=== Given problem ===
Set down word for word the lines running from the line with "Output the Python" to the line with "import plotly.graph_objects as go", ends included. Skip every picture.

=== Record extracts ===
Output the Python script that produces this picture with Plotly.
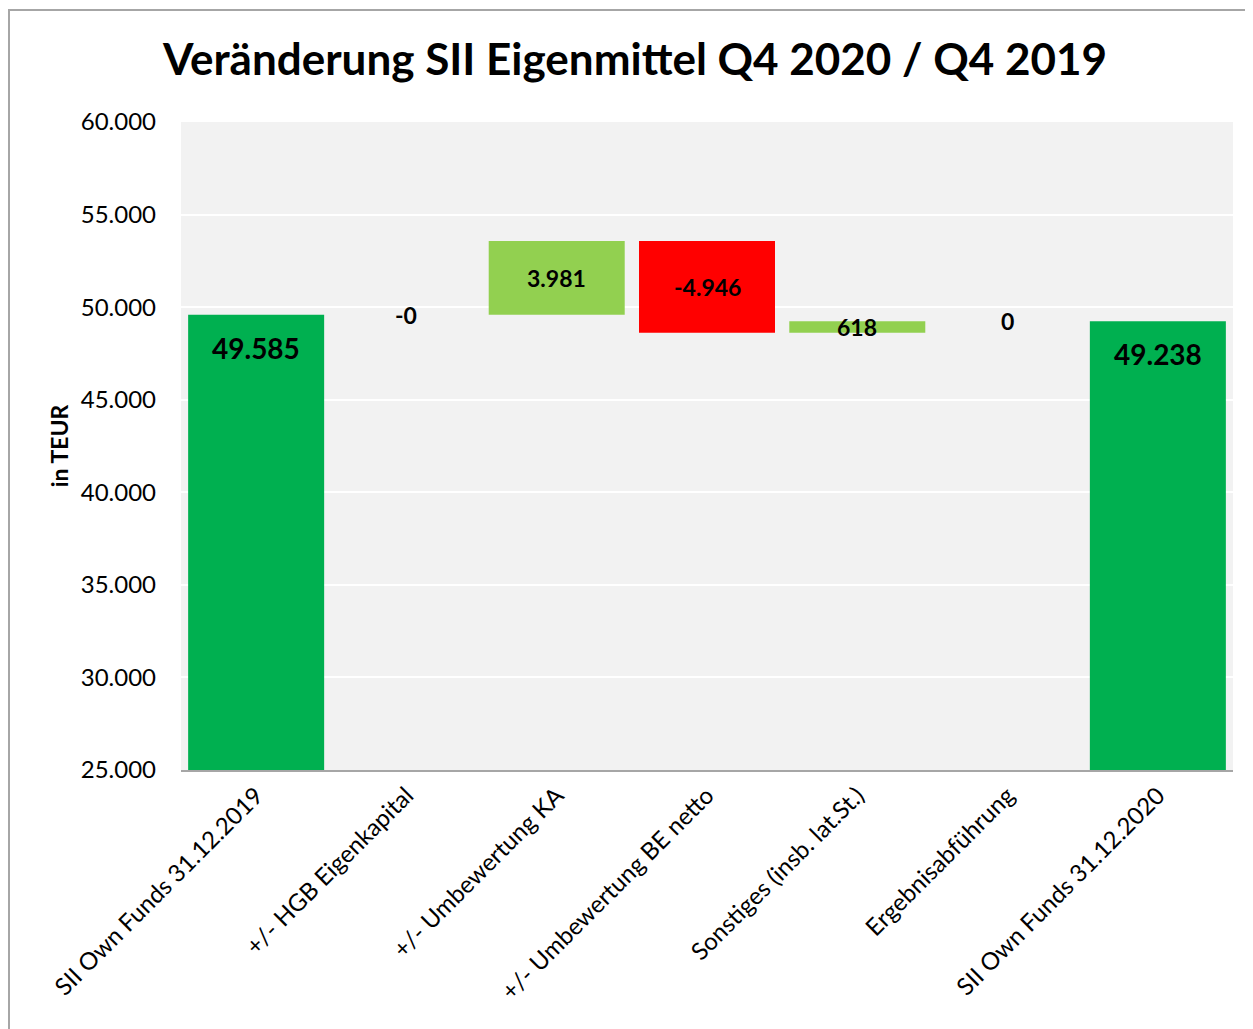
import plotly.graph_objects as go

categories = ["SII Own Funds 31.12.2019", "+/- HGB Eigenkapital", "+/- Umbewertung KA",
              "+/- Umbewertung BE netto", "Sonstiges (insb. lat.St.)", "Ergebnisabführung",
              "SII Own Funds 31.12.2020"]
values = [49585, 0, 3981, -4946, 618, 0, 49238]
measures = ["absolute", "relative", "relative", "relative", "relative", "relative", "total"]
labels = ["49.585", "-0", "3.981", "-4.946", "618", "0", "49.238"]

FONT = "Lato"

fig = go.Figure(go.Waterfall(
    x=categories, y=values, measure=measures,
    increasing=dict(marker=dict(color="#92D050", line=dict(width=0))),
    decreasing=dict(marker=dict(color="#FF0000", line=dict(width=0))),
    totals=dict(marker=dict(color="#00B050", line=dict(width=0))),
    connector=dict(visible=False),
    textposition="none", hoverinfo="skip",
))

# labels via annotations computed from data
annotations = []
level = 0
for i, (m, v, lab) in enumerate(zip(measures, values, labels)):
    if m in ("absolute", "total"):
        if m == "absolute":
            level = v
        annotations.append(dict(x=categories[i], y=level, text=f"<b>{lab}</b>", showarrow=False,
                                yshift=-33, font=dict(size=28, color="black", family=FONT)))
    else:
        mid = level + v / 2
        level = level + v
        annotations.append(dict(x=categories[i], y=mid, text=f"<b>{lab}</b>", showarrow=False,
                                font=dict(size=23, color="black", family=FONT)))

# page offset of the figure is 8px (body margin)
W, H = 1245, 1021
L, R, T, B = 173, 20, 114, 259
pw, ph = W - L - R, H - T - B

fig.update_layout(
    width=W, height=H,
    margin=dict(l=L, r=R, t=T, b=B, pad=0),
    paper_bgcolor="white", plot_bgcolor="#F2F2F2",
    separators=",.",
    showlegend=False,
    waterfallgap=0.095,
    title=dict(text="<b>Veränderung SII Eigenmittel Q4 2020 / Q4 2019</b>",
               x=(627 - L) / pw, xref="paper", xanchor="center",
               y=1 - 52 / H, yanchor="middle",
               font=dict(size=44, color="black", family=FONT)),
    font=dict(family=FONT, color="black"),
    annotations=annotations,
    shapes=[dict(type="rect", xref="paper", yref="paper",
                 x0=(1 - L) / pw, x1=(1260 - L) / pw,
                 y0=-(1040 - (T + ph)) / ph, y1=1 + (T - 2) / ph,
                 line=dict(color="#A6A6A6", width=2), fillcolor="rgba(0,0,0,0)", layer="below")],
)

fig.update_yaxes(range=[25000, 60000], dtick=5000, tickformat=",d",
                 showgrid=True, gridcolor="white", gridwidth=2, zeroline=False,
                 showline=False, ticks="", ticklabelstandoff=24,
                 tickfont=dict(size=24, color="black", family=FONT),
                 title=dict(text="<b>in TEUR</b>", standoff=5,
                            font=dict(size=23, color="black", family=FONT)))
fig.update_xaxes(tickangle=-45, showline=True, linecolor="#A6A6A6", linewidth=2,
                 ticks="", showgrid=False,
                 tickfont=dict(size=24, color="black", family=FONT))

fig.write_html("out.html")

...

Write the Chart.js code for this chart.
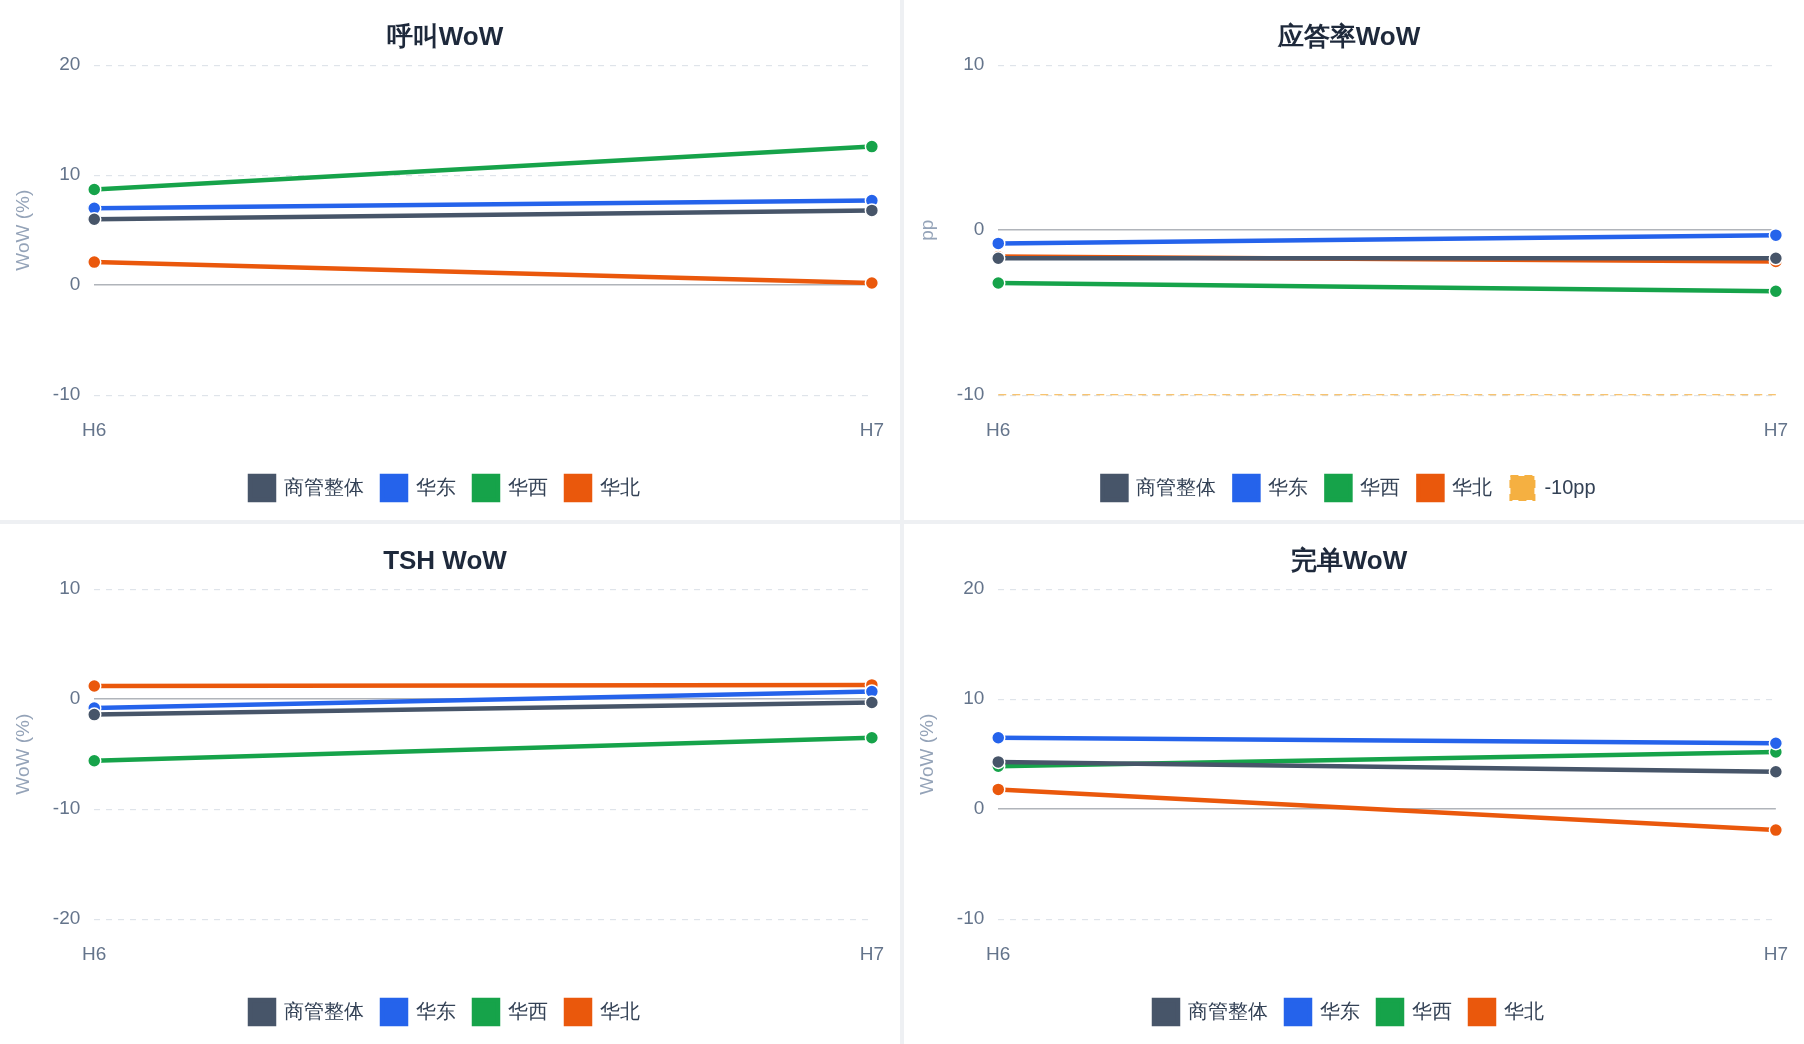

=== Full solution ===
Output the Python script that produces this picture with Plotly.
import plotly.graph_objects as go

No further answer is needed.